* Objective: Can you copy out the data exactly? Leave the images out.

─── Recorded information ───

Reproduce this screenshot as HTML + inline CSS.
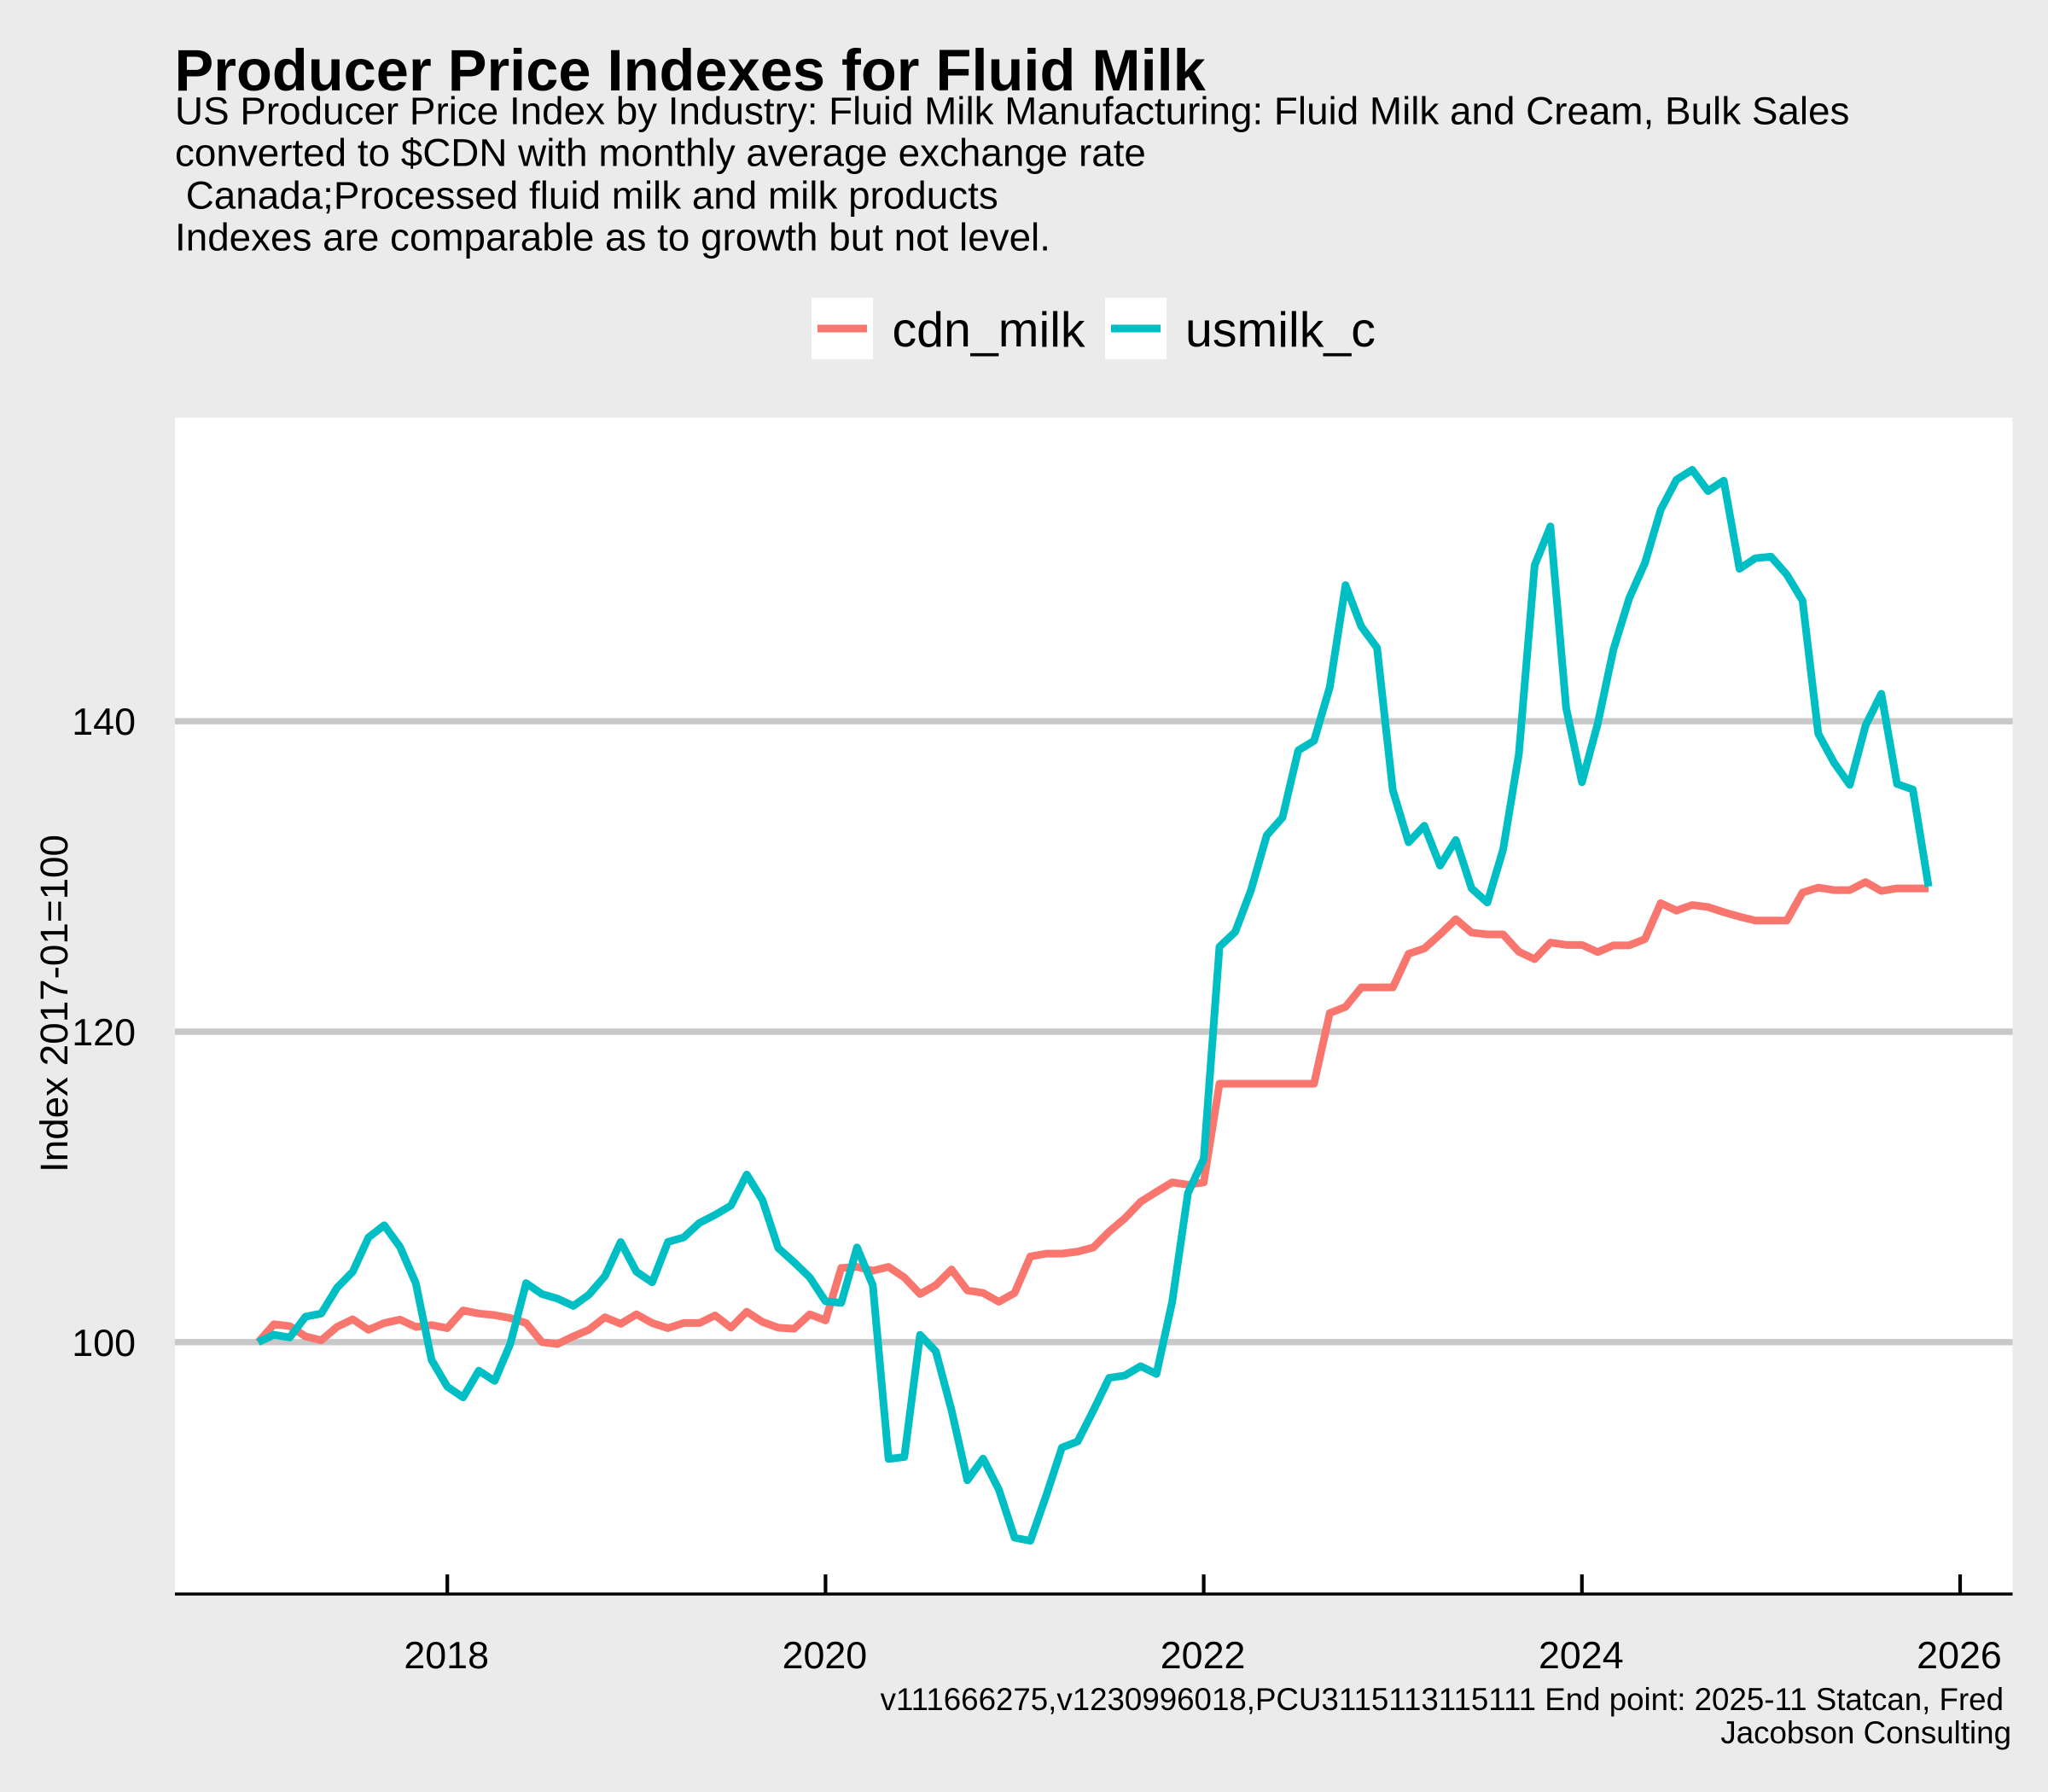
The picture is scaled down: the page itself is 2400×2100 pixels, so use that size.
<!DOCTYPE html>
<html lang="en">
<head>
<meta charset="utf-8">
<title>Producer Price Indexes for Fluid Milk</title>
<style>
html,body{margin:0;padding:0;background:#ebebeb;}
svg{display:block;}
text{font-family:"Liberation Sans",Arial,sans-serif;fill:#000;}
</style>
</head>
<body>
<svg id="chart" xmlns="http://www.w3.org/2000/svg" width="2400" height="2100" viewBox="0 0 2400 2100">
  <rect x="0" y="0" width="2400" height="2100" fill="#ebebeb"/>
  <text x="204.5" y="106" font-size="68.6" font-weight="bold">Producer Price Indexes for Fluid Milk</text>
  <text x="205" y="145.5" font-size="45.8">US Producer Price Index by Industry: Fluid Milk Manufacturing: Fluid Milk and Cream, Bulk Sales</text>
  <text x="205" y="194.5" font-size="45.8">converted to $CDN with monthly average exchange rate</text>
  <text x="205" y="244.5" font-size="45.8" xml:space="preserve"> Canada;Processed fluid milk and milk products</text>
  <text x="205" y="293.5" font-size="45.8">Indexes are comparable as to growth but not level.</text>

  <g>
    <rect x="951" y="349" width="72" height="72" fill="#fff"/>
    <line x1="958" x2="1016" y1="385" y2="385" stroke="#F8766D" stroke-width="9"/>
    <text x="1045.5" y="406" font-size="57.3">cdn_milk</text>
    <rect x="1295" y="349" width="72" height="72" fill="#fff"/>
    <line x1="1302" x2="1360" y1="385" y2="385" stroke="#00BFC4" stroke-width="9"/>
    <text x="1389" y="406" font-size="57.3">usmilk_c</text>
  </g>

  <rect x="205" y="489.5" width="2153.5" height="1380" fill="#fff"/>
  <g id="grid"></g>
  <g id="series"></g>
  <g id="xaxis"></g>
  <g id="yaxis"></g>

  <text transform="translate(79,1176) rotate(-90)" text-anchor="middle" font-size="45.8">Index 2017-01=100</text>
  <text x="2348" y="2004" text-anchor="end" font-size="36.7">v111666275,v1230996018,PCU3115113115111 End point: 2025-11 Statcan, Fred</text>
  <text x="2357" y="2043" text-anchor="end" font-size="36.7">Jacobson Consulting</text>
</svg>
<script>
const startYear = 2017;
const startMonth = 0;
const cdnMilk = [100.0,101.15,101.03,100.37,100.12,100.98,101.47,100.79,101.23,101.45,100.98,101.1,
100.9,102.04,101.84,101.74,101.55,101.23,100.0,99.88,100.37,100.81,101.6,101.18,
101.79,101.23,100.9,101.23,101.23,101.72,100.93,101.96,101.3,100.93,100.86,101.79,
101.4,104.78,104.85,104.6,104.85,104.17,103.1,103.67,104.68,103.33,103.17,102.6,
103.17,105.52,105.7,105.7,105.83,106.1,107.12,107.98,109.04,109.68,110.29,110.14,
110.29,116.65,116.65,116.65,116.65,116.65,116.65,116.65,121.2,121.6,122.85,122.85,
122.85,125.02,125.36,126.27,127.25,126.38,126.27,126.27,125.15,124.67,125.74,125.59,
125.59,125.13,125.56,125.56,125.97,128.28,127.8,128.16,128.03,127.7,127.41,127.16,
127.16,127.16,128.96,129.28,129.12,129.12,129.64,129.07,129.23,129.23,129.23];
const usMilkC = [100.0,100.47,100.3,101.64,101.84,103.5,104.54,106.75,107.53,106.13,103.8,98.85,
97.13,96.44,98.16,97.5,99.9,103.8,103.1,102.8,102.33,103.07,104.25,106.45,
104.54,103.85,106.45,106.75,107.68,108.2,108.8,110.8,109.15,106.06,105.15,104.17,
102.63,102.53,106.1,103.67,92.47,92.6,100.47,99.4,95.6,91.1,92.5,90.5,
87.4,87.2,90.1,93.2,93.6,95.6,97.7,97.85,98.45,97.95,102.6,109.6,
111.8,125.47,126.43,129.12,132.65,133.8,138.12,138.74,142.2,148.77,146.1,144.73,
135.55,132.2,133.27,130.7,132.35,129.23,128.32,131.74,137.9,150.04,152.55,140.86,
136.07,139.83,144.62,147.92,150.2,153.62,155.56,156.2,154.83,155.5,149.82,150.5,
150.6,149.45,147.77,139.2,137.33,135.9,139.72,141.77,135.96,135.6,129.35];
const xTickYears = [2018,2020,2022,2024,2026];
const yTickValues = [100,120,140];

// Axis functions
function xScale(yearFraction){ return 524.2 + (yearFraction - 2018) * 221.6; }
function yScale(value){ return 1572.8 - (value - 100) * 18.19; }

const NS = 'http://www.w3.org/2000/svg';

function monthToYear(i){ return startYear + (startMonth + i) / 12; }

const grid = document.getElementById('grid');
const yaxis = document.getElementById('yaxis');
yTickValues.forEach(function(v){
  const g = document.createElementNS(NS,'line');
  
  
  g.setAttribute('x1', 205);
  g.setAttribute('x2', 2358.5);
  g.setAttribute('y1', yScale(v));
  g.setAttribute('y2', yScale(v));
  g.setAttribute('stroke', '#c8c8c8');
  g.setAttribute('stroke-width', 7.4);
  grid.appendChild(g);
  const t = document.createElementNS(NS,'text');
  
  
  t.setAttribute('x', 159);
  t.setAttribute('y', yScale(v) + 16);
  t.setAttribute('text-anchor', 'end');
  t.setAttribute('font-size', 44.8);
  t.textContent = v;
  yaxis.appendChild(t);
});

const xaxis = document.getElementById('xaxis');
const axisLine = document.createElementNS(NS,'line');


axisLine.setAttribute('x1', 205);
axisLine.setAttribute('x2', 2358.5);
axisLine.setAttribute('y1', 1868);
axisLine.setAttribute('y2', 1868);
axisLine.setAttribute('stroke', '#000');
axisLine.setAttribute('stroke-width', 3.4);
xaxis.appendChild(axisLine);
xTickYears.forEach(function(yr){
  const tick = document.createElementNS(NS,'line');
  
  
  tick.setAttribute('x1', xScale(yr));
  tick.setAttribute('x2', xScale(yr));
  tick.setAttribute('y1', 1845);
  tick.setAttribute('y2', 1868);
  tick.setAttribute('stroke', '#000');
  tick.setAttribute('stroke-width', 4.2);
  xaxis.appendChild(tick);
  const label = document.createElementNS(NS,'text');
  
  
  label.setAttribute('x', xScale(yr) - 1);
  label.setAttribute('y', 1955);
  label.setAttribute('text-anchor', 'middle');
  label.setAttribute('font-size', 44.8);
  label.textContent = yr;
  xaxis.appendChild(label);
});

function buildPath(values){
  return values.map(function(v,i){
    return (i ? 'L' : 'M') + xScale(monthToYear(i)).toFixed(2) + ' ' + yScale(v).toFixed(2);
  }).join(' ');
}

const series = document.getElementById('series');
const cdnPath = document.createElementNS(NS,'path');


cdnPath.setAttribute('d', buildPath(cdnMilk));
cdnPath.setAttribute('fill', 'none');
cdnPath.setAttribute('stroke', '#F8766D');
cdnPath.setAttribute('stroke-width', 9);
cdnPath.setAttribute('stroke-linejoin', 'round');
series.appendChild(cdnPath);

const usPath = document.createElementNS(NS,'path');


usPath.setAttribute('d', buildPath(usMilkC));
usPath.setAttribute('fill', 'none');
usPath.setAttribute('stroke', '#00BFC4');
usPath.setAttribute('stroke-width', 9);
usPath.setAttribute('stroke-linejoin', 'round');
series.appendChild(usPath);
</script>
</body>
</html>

───

* Reply:
Reproduce this screenshot as HTML + inline CSS.
The picture is scaled down: the page itself is 2400×2100 pixels, so use that size.
<!DOCTYPE html>
<html lang="en">
<head>
<meta charset="utf-8">
<title>Producer Price Indexes for Fluid Milk</title>
<style>
html,body{margin:0;padding:0;background:#ebebeb;}
svg{display:block;}
text{font-family:"Liberation Sans",Arial,sans-serif;fill:#000;}
</style>
</head>
<body>
<svg id="chart" xmlns="http://www.w3.org/2000/svg" width="2400" height="2100" viewBox="0 0 2400 2100">
  <rect x="0" y="0" width="2400" height="2100" fill="#ebebeb"/>
  <text x="204.5" y="106" font-size="68.6" font-weight="bold">Producer Price Indexes for Fluid Milk</text>
  <text x="205" y="145.5" font-size="45.8">US Producer Price Index by Industry: Fluid Milk Manufacturing: Fluid Milk and Cream, Bulk Sales</text>
  <text x="205" y="194.5" font-size="45.8">converted to $CDN with monthly average exchange rate</text>
  <text x="205" y="244.5" font-size="45.8" xml:space="preserve"> Canada;Processed fluid milk and milk products</text>
  <text x="205" y="293.5" font-size="45.8">Indexes are comparable as to growth but not level.</text>

  <g>
    <rect x="951" y="349" width="72" height="72" fill="#fff"/>
    <line x1="958" x2="1016" y1="385" y2="385" stroke="#F8766D" stroke-width="9"/>
    <text x="1045.5" y="406" font-size="57.3">cdn_milk</text>
    <rect x="1295" y="349" width="72" height="72" fill="#fff"/>
    <line x1="1302" x2="1360" y1="385" y2="385" stroke="#00BFC4" stroke-width="9"/>
    <text x="1389" y="406" font-size="57.3">usmilk_c</text>
  </g>

  <rect x="205" y="489.5" width="2153.5" height="1380" fill="#fff"/>
  <g id="grid"></g>
  <g id="series"></g>
  <g id="xaxis"></g>
  <g id="yaxis"></g>

  <text transform="translate(79,1176) rotate(-90)" text-anchor="middle" font-size="45.8">Index 2017-01=100</text>
  <text x="2348" y="2004" text-anchor="end" font-size="36.7">v111666275,v1230996018,PCU3115113115111 End point: 2025-11 Statcan, Fred</text>
  <text x="2357" y="2043" text-anchor="end" font-size="36.7">Jacobson Consulting</text>
</svg>
<script>
const startYear = 2017;
const startMonth = 0;
const cdnMilk = [100.0,101.15,101.03,100.37,100.12,100.98,101.47,100.79,101.23,101.45,100.98,101.1,
100.9,102.04,101.84,101.74,101.55,101.23,100.0,99.88,100.37,100.81,101.6,101.18,
101.79,101.23,100.9,101.23,101.23,101.72,100.93,101.96,101.3,100.93,100.86,101.79,
101.4,104.78,104.85,104.6,104.85,104.17,103.1,103.67,104.68,103.33,103.17,102.6,
103.17,105.52,105.7,105.7,105.83,106.1,107.12,107.98,109.04,109.68,110.29,110.14,
110.29,116.65,116.65,116.65,116.65,116.65,116.65,116.65,121.2,121.6,122.85,122.85,
122.85,125.02,125.36,126.27,127.25,126.38,126.27,126.27,125.15,124.67,125.74,125.59,
125.59,125.13,125.56,125.56,125.97,128.28,127.8,128.16,128.03,127.7,127.41,127.16,
127.16,127.16,128.96,129.28,129.12,129.12,129.64,129.07,129.23,129.23,129.23];
const usMilkC = [100.0,100.47,100.3,101.64,101.84,103.5,104.54,106.75,107.53,106.13,103.8,98.85,
97.13,96.44,98.16,97.5,99.9,103.8,103.1,102.8,102.33,103.07,104.25,106.45,
104.54,103.85,106.45,106.75,107.68,108.2,108.8,110.8,109.15,106.06,105.15,104.17,
102.63,102.53,106.1,103.67,92.47,92.6,100.47,99.4,95.6,91.1,92.5,90.5,
87.4,87.2,90.1,93.2,93.6,95.6,97.7,97.85,98.45,97.95,102.6,109.6,
111.8,125.47,126.43,129.12,132.65,133.8,138.12,138.74,142.2,148.77,146.1,144.73,
135.55,132.2,133.27,130.7,132.35,129.23,128.32,131.74,137.9,150.04,152.55,140.86,
136.07,139.83,144.62,147.92,150.2,153.62,155.56,156.2,154.83,155.5,149.82,150.5,
150.6,149.45,147.77,139.2,137.33,135.9,139.72,141.77,135.96,135.6,129.35];
const xTickYears = [2018,2020,2022,2024,2026];
const yTickValues = [100,120,140];

// Axis functions
function xScale(yearFraction){ return 524.2 + (yearFraction - 2018) * 221.6; }
function yScale(value){ return 1572.8 - (value - 100) * 18.19; }

const NS = 'http://www.w3.org/2000/svg';

function monthToYear(i){ return startYear + (startMonth + i) / 12; }

const grid = document.getElementById('grid');
const yaxis = document.getElementById('yaxis');
yTickValues.forEach(function(v){
  const g = document.createElementNS(NS,'line');
  
  
  g.setAttribute('x1', 205);
  g.setAttribute('x2', 2358.5);
  g.setAttribute('y1', yScale(v));
  g.setAttribute('y2', yScale(v));
  g.setAttribute('stroke', '#c8c8c8');
  g.setAttribute('stroke-width', 7.4);
  grid.appendChild(g);
  const t = document.createElementNS(NS,'text');
  
  
  t.setAttribute('x', 159);
  t.setAttribute('y', yScale(v) + 16);
  t.setAttribute('text-anchor', 'end');
  t.setAttribute('font-size', 44.8);
  t.textContent = v;
  yaxis.appendChild(t);
});

const xaxis = document.getElementById('xaxis');
const axisLine = document.createElementNS(NS,'line');


axisLine.setAttribute('x1', 205);
axisLine.setAttribute('x2', 2358.5);
axisLine.setAttribute('y1', 1868);
axisLine.setAttribute('y2', 1868);
axisLine.setAttribute('stroke', '#000');
axisLine.setAttribute('stroke-width', 3.4);
xaxis.appendChild(axisLine);
xTickYears.forEach(function(yr){
  const tick = document.createElementNS(NS,'line');
  
  
  tick.setAttribute('x1', xScale(yr));
  tick.setAttribute('x2', xScale(yr));
  tick.setAttribute('y1', 1845);
  tick.setAttribute('y2', 1868);
  tick.setAttribute('stroke', '#000');
  tick.setAttribute('stroke-width', 4.2);
  xaxis.appendChild(tick);
  const label = document.createElementNS(NS,'text');
  
  
  label.setAttribute('x', xScale(yr) - 1);
  label.setAttribute('y', 1955);
  label.setAttribute('text-anchor', 'middle');
  label.setAttribute('font-size', 44.8);
  label.textContent = yr;
  xaxis.appendChild(label);
});

function buildPath(values){
  return values.map(function(v,i){
    return (i ? 'L' : 'M') + xScale(monthToYear(i)).toFixed(2) + ' ' + yScale(v).toFixed(2);
  }).join(' ');
}

const series = document.getElementById('series');
const cdnPath = document.createElementNS(NS,'path');


cdnPath.setAttribute('d', buildPath(cdnMilk));
cdnPath.setAttribute('fill', 'none');
cdnPath.setAttribute('stroke', '#F8766D');
cdnPath.setAttribute('stroke-width', 9);
cdnPath.setAttribute('stroke-linejoin', 'round');
series.appendChild(cdnPath);

const usPath = document.createElementNS(NS,'path');


usPath.setAttribute('d', buildPath(usMilkC));
usPath.setAttribute('fill', 'none');
usPath.setAttribute('stroke', '#00BFC4');
usPath.setAttribute('stroke-width', 9);
usPath.setAttribute('stroke-linejoin', 'round');
series.appendChild(usPath);
</script>
</body>
</html>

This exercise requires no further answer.